## YOUR GOAL:
Make an exact copy of the data below, leaving out every picture.
* * * *
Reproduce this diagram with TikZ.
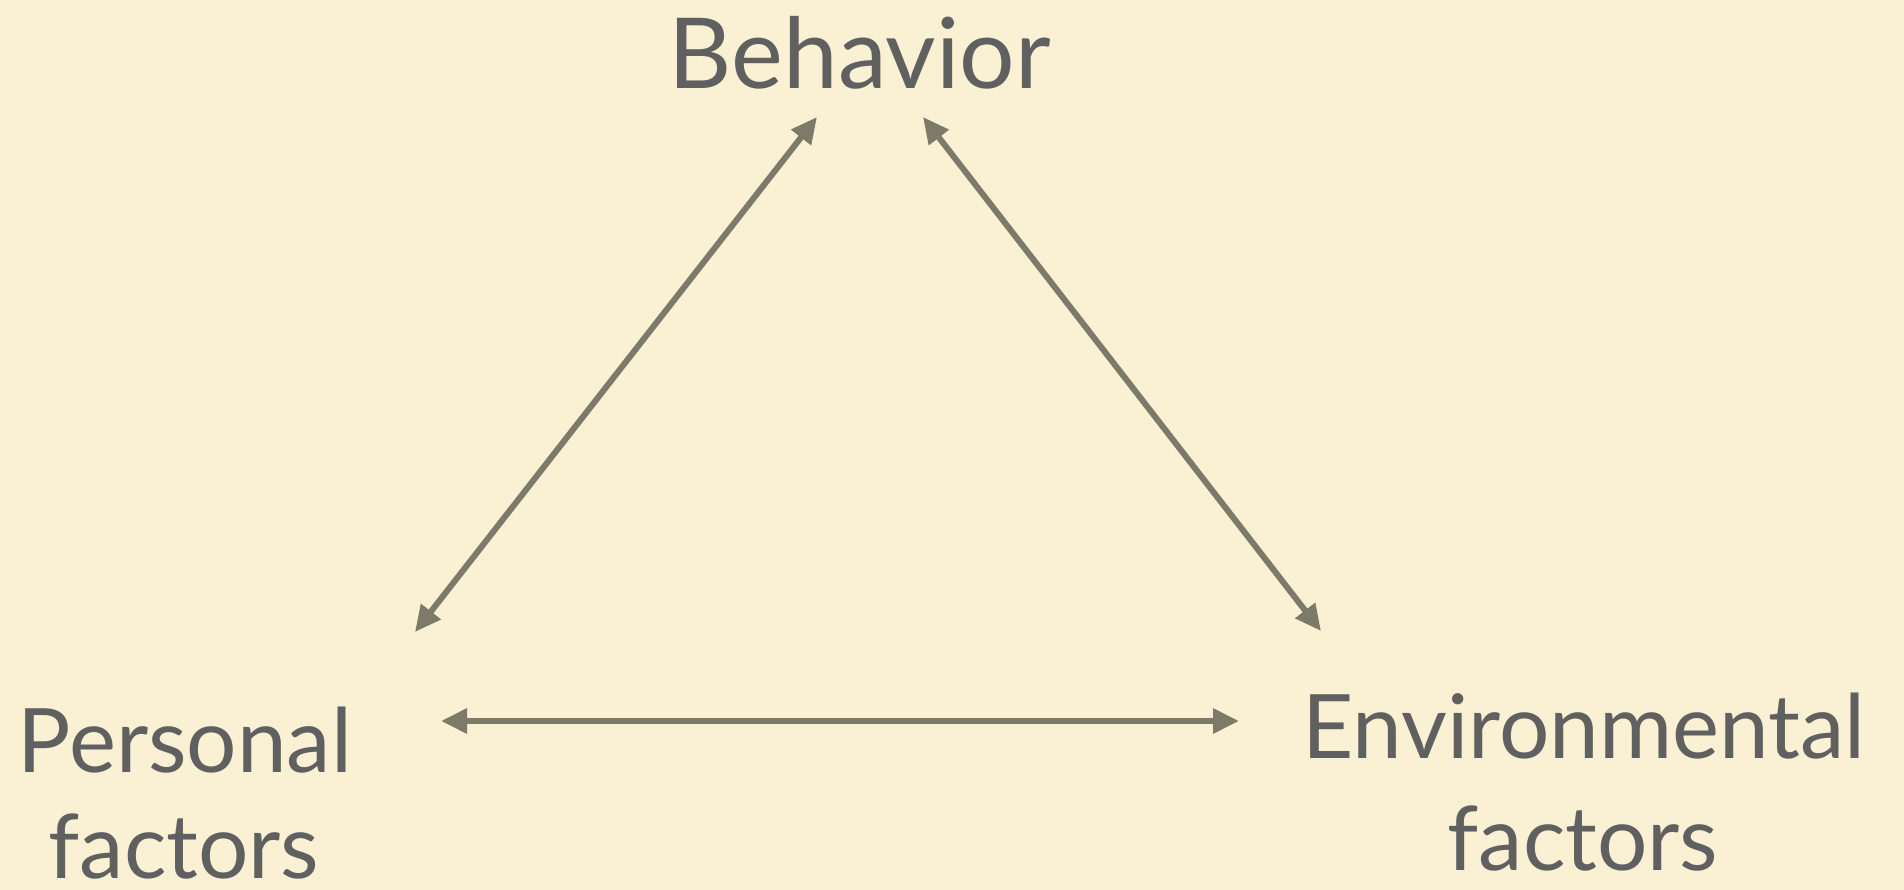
\documentclass[tikz,border=0pt]{standalone}
\usepackage{fontspec}
\setmainfont{Lato}
\usetikzlibrary{arrows.meta}
\definecolor{bgcream}{RGB}{250,240,212}
\definecolor{txtgray}{RGB}{96,96,96}
\definecolor{arrowgray}{RGB}{125,122,105}
\tikzset{
  lbl/.style={text=txtgray, inner sep=0pt, anchor=base, font=\fontsize{98pt}{110pt}\selectfont},
  lblsmall/.style={lbl, font=\fontsize{89pt}{100pt}\selectfont},
  link/.style={draw=arrowgray, line width=6pt, {Triangle[length=26pt,width=24pt]}-{Triangle[length=26pt,width=24pt]}}
}
\begin{document}
\begin{tikzpicture}[x=1pt,y=-1pt]
\fill[bgcream] (0,0) rectangle (1904,890);
\useasboundingbox (0,0) rectangle (1904,890);
\node[lbl] (beh) at (860,89) {Behavior};
\node[lblsmall] (pers1) at (185,772) {Personal};
\node[lblsmall] (pers2) at (184,878) {factors};
\node[lblsmall] (env1) at (1584,758) {Environmental};
\node[lblsmall] (env2) at (1583,870) {factors};
\coordinate (bl) at (817,117);
\coordinate (br) at (923,117);
\coordinate (pt) at (415,632);
\coordinate (pr) at (441,721);
\coordinate (et) at (1321,631);
\coordinate (el) at (1239,721);
\draw[link] (bl) -- (pt);
\draw[link] (br) -- (et);
\draw[link] (pr) -- (el);
\end{tikzpicture}
\end{document}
* * * *
## OUTPUT BELOW:
Reproduce this diagram with TikZ.
\documentclass[tikz,border=0pt]{standalone}
\usepackage{fontspec}
\setmainfont{Lato}
\usetikzlibrary{arrows.meta}
\definecolor{bgcream}{RGB}{250,240,212}
\definecolor{txtgray}{RGB}{96,96,96}
\definecolor{arrowgray}{RGB}{125,122,105}
\tikzset{
  lbl/.style={text=txtgray, inner sep=0pt, anchor=base, font=\fontsize{98pt}{110pt}\selectfont},
  lblsmall/.style={lbl, font=\fontsize{89pt}{100pt}\selectfont},
  link/.style={draw=arrowgray, line width=6pt, {Triangle[length=26pt,width=24pt]}-{Triangle[length=26pt,width=24pt]}}
}
\begin{document}
\begin{tikzpicture}[x=1pt,y=-1pt]
\fill[bgcream] (0,0) rectangle (1904,890);
\useasboundingbox (0,0) rectangle (1904,890);
\node[lbl] (beh) at (860,89) {Behavior};
\node[lblsmall] (pers1) at (185,772) {Personal};
\node[lblsmall] (pers2) at (184,878) {factors};
\node[lblsmall] (env1) at (1584,758) {Environmental};
\node[lblsmall] (env2) at (1583,870) {factors};
\coordinate (bl) at (817,117);
\coordinate (br) at (923,117);
\coordinate (pt) at (415,632);
\coordinate (pr) at (441,721);
\coordinate (et) at (1321,631);
\coordinate (el) at (1239,721);
\draw[link] (bl) -- (pt);
\draw[link] (br) -- (et);
\draw[link] (pr) -- (el);
\end{tikzpicture}
\end{document}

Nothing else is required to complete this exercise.